Le maître de la Terre est un récit dystopique qui parle d'un futur où le catholicisme est mis au pilori et l'Église au bord de l'extinction. La nouvelle idéologie humanitaire, qui prétend substituer l'homme à Dieu a ouvert les portes à l'apostasie et au péché. L'euthanasie, l'avortement et la persécution religieuse sont le résultat d'une culture de la fausse tolérance qui, par une intuition prophétique, s'avère ne pas être très différente de celle d'aujourd'hui. Lorsque la décadence atteint son apogée, voici que Felsenburgh, un politicien mystérieux qui assume bientôt les caractéristiques du personnage Biblique de l'Anti(e)christ, parvient à prendre le pouvoir sur toute la terre dans le seul but d'éradiquer l'Église du Christ.

Le roman, écrit sous le pontificat de saint Pie X, peint une image du catholicisme radicalement opposée à celle promue par François.

Dans le cours de l'intrigue, en effet, Benson insiste à plusieurs reprises sur une division claire entre le monde et l'Eglise. Le critère de la mondanité est considéré comme dangereux pour l'âme, fruit d'un complot contre le bien qui a pour seul but d'étouffer tout instinct spirituel. Dans Le maître de la Terre, même les valeurs laïques telles que la solidarité et le respect, auxquelles Bergoglio fait souvent appel, sont présentées sous un mauvais jour parce qu'elles sont juste un écran qui ne peut cacher longtemps la haine du libéral envers la vérité. Il s'agit donc d'un «grand divorce» - pour reprendre le titre d'un célèbre roman de CS Lewis - qui se consomme pour le triomphe du Christ et qui interpelle une Église radicalement militante, qui n'a rien à voir avec l'idéologie post-conciliaire de la communautés en pélerinage, marchant vers un horizon de vérité qui échappe à tous.

Bien loin de l'embrassade au monde dont Bergoglio est désormais devenu un témoin illustre, dans sa dystopie Benson imagine même que les différentes églises ou sectes chrétiennes ont été réabsorbés par l'Eglise de Rome, la seule qui, devant les tentations de la modernité s'est avérée être un rempart solide et crédible.

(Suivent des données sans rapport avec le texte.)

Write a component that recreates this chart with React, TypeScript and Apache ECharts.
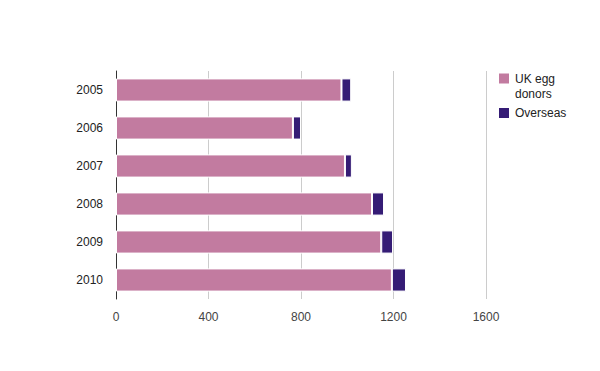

L'attaque contre le modernisme et la franc-maçonnerie est le sceau ultime d'une oeuvre radicalement anti-moderne qui n'a rien à voir avec François: du désaveu de prosélytisme à l'œcuménisme, des mea culpa aux clins d'œil à la pensée dominante (la dernière en date, avec les catholiques comparées à des lapins est pour le moins révoltante), le soupçon émerge presque que Bergoglio et Benson appartiennent à deux religions différentes.

D'ailleurs, si on lit la préface au roman dans l'édition de RCS, rédigée par un ancien élève du jésuite, on trouve écrit: «La vie, comme la propose le matérialisme militant, serait le paradis terrestre de la consommation illimitée. Ceux qui ne peuvent y accéder (la majorité) seraient condamnés à l'enfer sur terre. De là, l'avertissement de François, son appel à la pauvreté».

Si vraiment le motif pour lequel il vaut la peine de lire Le maître de la Terre est si misérable et si banal, comme si c'était un improbable manifeste pour une sorte de pseudo-théologie de la libération du XXIe siècle, vraiment, laissez tomber.
Je crois que RH Benson a droit à une toute autre qualité de lecteurs.